Politica | Dopo il voto

Nuovo Consiglio provinciale: italiani scarsamente rappresentati

La debole partecipazione al voto da parte degli italiani pone un grave problema di rappresentanza. In primo luogo culturale.

La giornata di ieri ci ha regalato un Landtag con trenta consiglieri tedeschi e cinque italiani. Ciò significa che nella prossima legislatura il gruppo linguistico italiano si troverà a essere fortemente sottorappresentato. Cinque consiglieri, infatti, fanno il 14% del totale.

Sia chiaro. Il fatto che il dato dell’astensionismo abbia caratterizzato maggiormente le zone più densamente popolate da “italiani” allegerisce di molto l’eventuale rammarico: chi è causa del suo male è costretto a piangere se stesso. Bisognerebbe però dimostrare  –  e non sarebbe facile – che quei mancati consiglieri italiani rappresentano un serio danno alla comunità degli italiani. Sì, occorrerebbe dimostrare che ciò di cui gli italiani hanno bisogno non è tanto un buon numero di consiglieri onesti e capaci di risolvere determinate questioni, e ciò indipendentemente dalla lingua che parlano di solito, ma che siano in primo luogo gli italiani a dover tentare di farlo (indipendentemente dal fatto di riuscirci). Per molto tempo, in fondo, si è pensato così. E se adesso qualcuno preferisce il non voto al voto italiano, purché sia meramente italiano, forse un piccolo progresso c’è.

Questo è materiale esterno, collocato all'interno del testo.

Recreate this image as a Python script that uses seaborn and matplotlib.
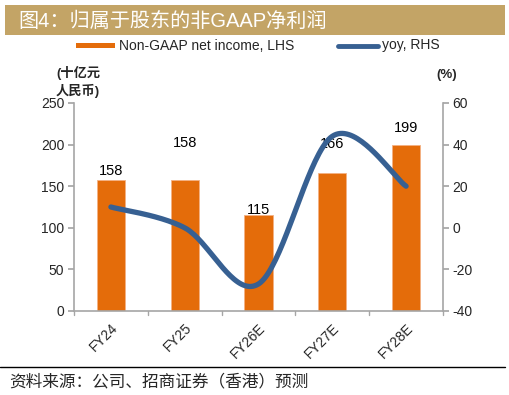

Ho detto forse? Mi correggo subito. In realtà il progresso non si vede e nulla vieta di pensare che tra cinque anni ci ritroveremo a un punto presumibilmente ancora peggiore. Non c’è progresso, mi spiego, perché l'indifferenza nei riguardi della propria rappresentanza “etnica” presupporrebbe che dall’altra parte ce ne fosse altrettanta. Basta invece dare un’occhiata al Consiglio in procinto di insediarsi per capire che la musica non sarà esattamente quella sperata. Insomma: non vale molto limitarsi ad auspicare che un cambiamento del nostro amato Sudtirolo si realizzi senza il concorso di tutti quello che lo abitano. Il rischio è che chi si trova in una condizione di estrema minoranza (e per proprie indiscutibili colpe, come nel caso del gruppo linguistico italiano) non raccolga neppure un po’ di compassione.

Bisognerebbe reagire, almeno cominciare a reagire con lo spirito giusto. E lo spirito giusto è quello che potrebbe contribuire a individuare strategie politiche e culturali – le seconde sarebbero una condizione di possibilità delle prime – al fine di creare una classe dirigente in grado di dialogare alla pari, cioè in modo non velleitario o supponente, con quella del gruppo linguistico tedesco. Mettere la testa sotto la sabbia, preferire di non scegliere, delegando al caso quello che invece si dovrebbe affrontare in prima persona, è la strada sbagliata. Imboccata purtroppo con caparbio masochismo per l’ennesima volta. I cinque consiglieri di lingua italiana non sono quindi un problema, ma l’esito di un problema. Un problema che attende persino di essere compreso nei suoi termini essenziali.